Portfolio rebalancing is the process of bringing your investment portfolio back to your target asset allocation. Over time, different assets grow or fall at different speeds. For example, if stocks rise sharply while bonds remain flat, your portfolio may become more stock-heavy than you originally planned. A portfolio rebalancing calculator helps you compare your current allocation with your target allocation and estimate how much you may need to buy or sell.
This investment portfolio calculator is designed for investors who want a simple asset allocation calculator without uploading private financial data to a server. You can enter categories such as U.S. stocks, Canadian stocks, international stocks, Korean stocks, bonds, cash, REITs, commodities, crypto, or any custom asset class. The calculator instantly updates your current portfolio weight, doughnut chart, target value, difference, and rebalancing action.

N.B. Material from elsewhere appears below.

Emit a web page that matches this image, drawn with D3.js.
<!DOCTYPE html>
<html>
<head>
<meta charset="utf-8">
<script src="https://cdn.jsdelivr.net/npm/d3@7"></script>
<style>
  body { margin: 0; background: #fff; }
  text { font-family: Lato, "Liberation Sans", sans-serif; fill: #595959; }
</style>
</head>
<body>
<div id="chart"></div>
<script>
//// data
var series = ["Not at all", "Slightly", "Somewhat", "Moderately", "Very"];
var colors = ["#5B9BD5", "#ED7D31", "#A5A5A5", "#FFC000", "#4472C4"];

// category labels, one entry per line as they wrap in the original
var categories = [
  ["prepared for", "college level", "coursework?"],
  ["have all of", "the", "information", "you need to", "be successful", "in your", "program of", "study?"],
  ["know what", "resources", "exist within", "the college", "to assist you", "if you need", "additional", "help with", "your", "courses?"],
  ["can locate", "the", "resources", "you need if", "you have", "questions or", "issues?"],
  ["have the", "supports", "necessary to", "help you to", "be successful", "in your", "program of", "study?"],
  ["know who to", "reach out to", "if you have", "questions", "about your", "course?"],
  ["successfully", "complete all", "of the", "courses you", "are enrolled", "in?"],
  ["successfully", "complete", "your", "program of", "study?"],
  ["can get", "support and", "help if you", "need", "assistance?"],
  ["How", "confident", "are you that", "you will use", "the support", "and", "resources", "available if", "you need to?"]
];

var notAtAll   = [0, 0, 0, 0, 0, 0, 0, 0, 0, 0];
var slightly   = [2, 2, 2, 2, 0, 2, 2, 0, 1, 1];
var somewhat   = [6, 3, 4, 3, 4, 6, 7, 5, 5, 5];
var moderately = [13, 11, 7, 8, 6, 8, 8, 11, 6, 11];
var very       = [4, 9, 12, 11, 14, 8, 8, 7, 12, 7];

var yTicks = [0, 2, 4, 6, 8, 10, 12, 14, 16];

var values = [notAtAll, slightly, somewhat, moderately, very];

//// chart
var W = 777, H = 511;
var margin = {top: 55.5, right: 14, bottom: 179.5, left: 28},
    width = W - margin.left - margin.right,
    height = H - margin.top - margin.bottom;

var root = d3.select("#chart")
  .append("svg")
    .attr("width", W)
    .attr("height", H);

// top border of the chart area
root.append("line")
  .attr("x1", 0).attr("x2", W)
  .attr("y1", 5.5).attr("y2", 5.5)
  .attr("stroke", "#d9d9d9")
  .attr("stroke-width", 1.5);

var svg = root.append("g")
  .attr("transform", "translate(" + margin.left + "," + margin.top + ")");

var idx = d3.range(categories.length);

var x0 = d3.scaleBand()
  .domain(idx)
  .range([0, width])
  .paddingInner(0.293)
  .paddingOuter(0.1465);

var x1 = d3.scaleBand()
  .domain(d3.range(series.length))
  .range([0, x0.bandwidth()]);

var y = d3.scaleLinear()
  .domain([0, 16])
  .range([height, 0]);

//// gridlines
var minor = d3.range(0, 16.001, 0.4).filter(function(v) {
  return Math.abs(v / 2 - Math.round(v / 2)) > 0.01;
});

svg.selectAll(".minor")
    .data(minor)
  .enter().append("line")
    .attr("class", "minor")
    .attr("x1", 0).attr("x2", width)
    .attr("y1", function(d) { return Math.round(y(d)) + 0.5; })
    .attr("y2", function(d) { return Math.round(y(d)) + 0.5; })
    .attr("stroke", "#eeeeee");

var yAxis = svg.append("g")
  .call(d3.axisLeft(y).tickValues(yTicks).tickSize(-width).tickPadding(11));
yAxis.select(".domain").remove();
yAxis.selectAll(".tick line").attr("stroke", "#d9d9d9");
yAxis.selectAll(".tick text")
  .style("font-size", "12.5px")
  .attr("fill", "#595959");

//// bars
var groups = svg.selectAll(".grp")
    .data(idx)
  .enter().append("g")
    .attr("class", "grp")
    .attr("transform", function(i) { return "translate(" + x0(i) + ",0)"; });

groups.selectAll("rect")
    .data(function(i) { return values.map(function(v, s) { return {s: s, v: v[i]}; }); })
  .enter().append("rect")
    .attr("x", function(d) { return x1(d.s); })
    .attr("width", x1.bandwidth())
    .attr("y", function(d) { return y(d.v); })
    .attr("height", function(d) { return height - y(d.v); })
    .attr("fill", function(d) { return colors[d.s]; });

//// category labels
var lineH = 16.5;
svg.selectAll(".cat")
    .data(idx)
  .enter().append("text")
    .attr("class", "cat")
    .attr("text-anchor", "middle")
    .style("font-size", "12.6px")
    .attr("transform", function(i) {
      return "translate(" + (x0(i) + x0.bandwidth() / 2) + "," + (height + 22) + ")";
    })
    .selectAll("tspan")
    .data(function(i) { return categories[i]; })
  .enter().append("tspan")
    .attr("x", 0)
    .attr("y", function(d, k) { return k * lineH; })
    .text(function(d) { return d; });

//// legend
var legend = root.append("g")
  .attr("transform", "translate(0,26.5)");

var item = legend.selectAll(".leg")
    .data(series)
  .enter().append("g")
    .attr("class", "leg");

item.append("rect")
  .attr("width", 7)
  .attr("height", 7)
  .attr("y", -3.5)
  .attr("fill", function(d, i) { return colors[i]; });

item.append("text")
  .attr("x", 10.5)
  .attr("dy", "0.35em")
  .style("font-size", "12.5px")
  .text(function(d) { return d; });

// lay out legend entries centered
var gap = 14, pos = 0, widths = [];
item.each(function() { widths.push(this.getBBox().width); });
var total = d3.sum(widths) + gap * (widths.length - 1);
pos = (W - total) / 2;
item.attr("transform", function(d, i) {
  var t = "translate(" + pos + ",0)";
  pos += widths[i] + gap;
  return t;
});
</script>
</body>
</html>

Rebalancing is important because it helps keep your investment risk aligned with your original plan. Without rebalancing, a portfolio can slowly drift into a risk level that no longer matches your goals. A conservative investor may become overexposed to stocks after a long bull market, while a growth-focused investor may become too defensive after moving too much money into cash or bonds.
Rebalancing also creates a disciplined investment habit. Instead of making emotional decisions based on market headlines, you follow a structured process. When one asset has grown far above its target, the calculator may show a Sell amount. When another asset has fallen below its target, the calculator may show a Buy amount. In this way, rebalancing can encourage systematic “sell high and buy low” behavior.
Calendar-based rebalancing means reviewing your portfolio on a fixed schedule, such as monthly, quarterly, semi-annually, or annually. Many long-term investors prefer quarterly or annual rebalancing because it is simple and reduces unnecessary trading.
Threshold-based rebalancing means rebalancing only when an asset class moves beyond a chosen range. For example, if your target stock allocation is 60%, you may rebalance only when it moves above 65% or below 55%.
Cash-flow rebalancing uses new contributions, dividends, interest, or deposits to buy underweight assets instead of selling overweight assets. This approach can reduce transaction costs and may help avoid unnecessary taxable sales.
Hybrid rebalancing combines calendar and threshold methods. For example, you may check your portfolio every quarter but only trade if an asset class has drifted more than 5% from its target weight.
For most long-term investors, a practical strategy is to use a hybrid approach: review the portfolio on a regular schedule and rebalance only when allocation drift becomes meaningful. This avoids overtrading while still keeping the portfolio aligned with your long-term investment plan.
A simple example is to review your portfolio every three or six months and rebalance if any major asset class is more than 5 percentage points away from its target. Conservative investors may choose a tighter band, while aggressive investors may allow wider drift. Investors in taxable accounts should also consider capital gains taxes, transaction fees, and bid-ask spreads before selling.
The calculator first adds up all current asset values to determine your total portfolio value. Then it calculates each asset’s current percentage of the portfolio. Next, it multiplies the total portfolio value by each asset’s target percentage to estimate the ideal target value. Finally, it compares the target value with the current value and shows the difference as a Buy, Sell, or Hold action.
This investment portfolio calculator is provided for general educational and informational purposes only. It does not provide financial, investment, tax, legal, accounting, or trading advice. The results are estimates based only on the numbers entered by the user and may not reflect actual market prices, taxes, fees, spreads, liquidity, account rules, or personal financial circumstances.
Investing involves risk, including possible loss of principal. Always review your investment decisions with a qualified financial advisor, tax professional, or licensed investment professional before buying, selling, or rebalancing securities.